PILKADA 2020; PELEMBAGAAN KARTEL POLITIK
Oleh: Reinhard
Hutapea
Staf pengajar
Fisipol UDA Medan
Published, Analisa, 30 Jan 2020
Keasyikan menimang-nimang balon kepala
daerah/ maupun wakilnya, banyak yang amnesia atau lupa akan hakiki, untuk apa
sesungguhnya pilkada dilangsungkan.
Mereka sadar atau sebaliknya telah terjerembab dalam euforia, alfa akan
substansi, dan seakan-akan tujuan utama perhelatan pilkada hanya memenangkan orang, sosok, atau aktor
tertentu.

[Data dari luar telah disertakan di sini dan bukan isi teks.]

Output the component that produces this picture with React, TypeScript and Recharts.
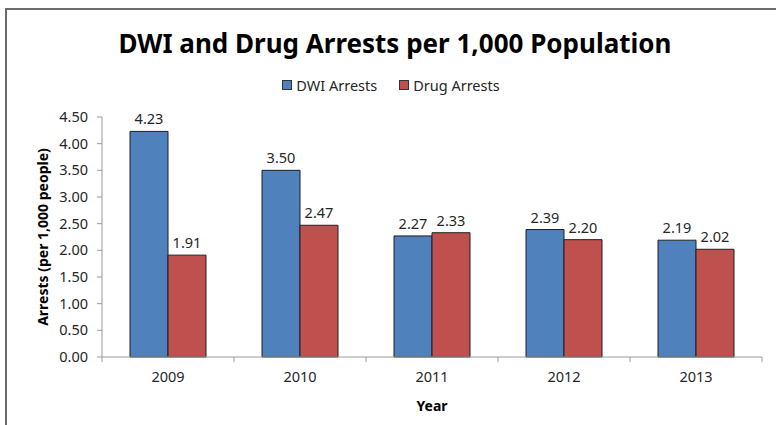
import React from 'react';
import { BarChart, Bar, XAxis, YAxis, LabelList, Legend, Label } from 'recharts';

const years = ['2009', '2010', '2011', '2012', '2013'];
const dwiArrests = [4.23, 3.5, 2.27, 2.39, 2.19];
const drugArrests = [1.91, 2.47, 2.33, 2.2, 2.02];
const yTicks = [0, 0.5, 1, 1.5, 2, 2.5, 3, 3.5, 4, 4.5];

const series = [
  { key: 'dwi', name: 'DWI Arrests', color: '#4F81BD' },
  { key: 'drug', name: 'Drug Arrests', color: '#C0504D' },
];

const data = years.map((year, i) => ({
  year,
  dwi: dwiArrests[i],
  drug: drugArrests[i],
}));

const FONT = "'Noto Sans', 'Open Sans', sans-serif";
const TEXT = '#262626';
const AXIS = '#9a9a9a';
const W = 776;
const H = 425;
const MARGIN = { top: 97, right: 14, left: 0, bottom: 0 };
const Y_AXIS_W = 102;
const X_AXIS_H = 68;
const TICK_SIZE = 5;
const TICK_MARGIN = 8;
const PLOT_W = W - MARGIN.left - MARGIN.right - Y_AXIS_W;
const HALF_BAND = PLOT_W / years.length / 2;

// category ticks sit between the bands, like Excel
const YearTick = (props: any) => {
  const { x, y, payload, index } = props;
  const axisY = y - TICK_SIZE - TICK_MARGIN;
  const isLast = index === years.length - 1;
  return (
    <g>
      <line x1={x - HALF_BAND} x2={x - HALF_BAND} y1={axisY} y2={axisY + TICK_SIZE} stroke={AXIS} />
      {isLast && (
        <line x1={x + HALF_BAND} x2={x + HALF_BAND} y1={axisY} y2={axisY + TICK_SIZE} stroke={AXIS} />
      )}
      <text x={x} y={y} dy={12} textAnchor="middle" fill={TEXT} fontSize={14.5} fontFamily={FONT}>
        {payload.value}
      </text>
    </g>
  );
};

const LegendContent = () => (
  <div style={{ display: 'flex', justifyContent: 'center', gap: 22, fontFamily: FONT, fontSize: 14.5, color: TEXT, height: 20, alignItems: 'center' }}>
    {series.map((s) => (
      <div key={s.key} style={{ display: 'flex', alignItems: 'center', gap: 4 }}>
        <span style={{ width: 8, height: 8, background: s.color, border: '1px solid #333', display: 'inline-block' }} />
        <span>{s.name}</span>
      </div>
    ))}
  </div>
);

export default function App() {
  return (
    <div style={{ position: 'absolute', left: 0, top: 0, width: W, height: H, overflow: 'hidden', background: '#fff' }}>
      <div
        style={{
          position: 'absolute',
          left: 5,
          top: 8,
          width: 900,
          height: 600,
          borderLeft: '2px solid #6b6b6b',
          borderTop: '2px solid #6b6b6b',
        }}
      />
      <div
        style={{
          position: 'absolute',
          left: 0,
          width: 790,
          top: 25,
          textAlign: 'center',
          fontFamily: FONT,
          fontWeight: 700,
          fontSize: 26,
          color: '#000',
        }}
      >
        DWI and Drug Arrests per 1,000 Population
      </div>
      <div style={{ position: 'absolute', left: 0, top: 0 }}>
        <BarChart width={W} height={H} data={data} margin={MARGIN} barGap={0} barSize={38}>
          <Legend verticalAlign="top" content={<LegendContent />} wrapperStyle={{ top: 75, left: 10 }} />
          <YAxis
            width={Y_AXIS_W}
            domain={[0, 4.5]}
            ticks={yTicks}
            interval={0}
            tickFormatter={(v: number) => v.toFixed(2)}
            tick={{ fill: TEXT, fontSize: 14.5, fontFamily: FONT }}
            tickSize={5}
            tickMargin={9}
            stroke={AXIS}
          >
            <Label
              value="Arrests (per 1,000 people)"
              angle={-90}
              position="insideLeft"
              offset={43}
              style={{ textAnchor: 'middle', fontWeight: 700, fontSize: 14, fontFamily: FONT, fill: '#000' }}
            />
          </YAxis>
          <XAxis
            dataKey="year"
            height={X_AXIS_H}
            tickLine={false}
            tickSize={TICK_SIZE}
            tickMargin={TICK_MARGIN}
            tick={<YearTick />}
            interval={0}
            stroke={AXIS}
          >
            <Label
              value="Year"
              position="insideBottom"
              offset={14}
              style={{ fontWeight: 700, fontSize: 14, fontFamily: FONT, fill: '#000' }}
            />
          </XAxis>
          {series.map((s) => (
            <Bar key={s.key} dataKey={s.key} name={s.name} fill={s.color} stroke="#1f1f1f" strokeWidth={1} isAnimationActive={false}>
              <LabelList
                dataKey={s.key}
                position="top"
                offset={7}
                formatter={(v: any) => Number(v).toFixed(2)}
                style={{ fill: TEXT, fontSize: 14.5, fontFamily: FONT }}
              />
            </Bar>
          ))}
        </BarChart>
      </div>
    </div>
  );
}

Titik ! (hanya dan hanya
itu)
Sinyalemen
demikian dapat dilihat dari perilaku figur-figur
tertentu yang mendaftar ke segala partai, dan atau khususnya partai-partai
politik yang melakukan koalisi
(persekutuan) tanpa mengindahkan ideologi yang
dianutnya. Partai-partai yang secara ideologis seharusnya tidak mungkin
berkoalisi karena platform, visi, dan misi politiknya berbeda, atau bertolak
belakang, dengan partai lain, secara
permisif telah melakukan koalisi. Koalisi gaya
apa itu? Koalisi jadi-jadian?
Tidakkah koalisi ditempuh atas persamaan visi dan platform?
Partai Kartel
Yang
pasti koalisi seperti itu tidak ada/tidak
lazim
(uncommon) dalam sistim demokrasi, negara maupun teori-teori politik modern.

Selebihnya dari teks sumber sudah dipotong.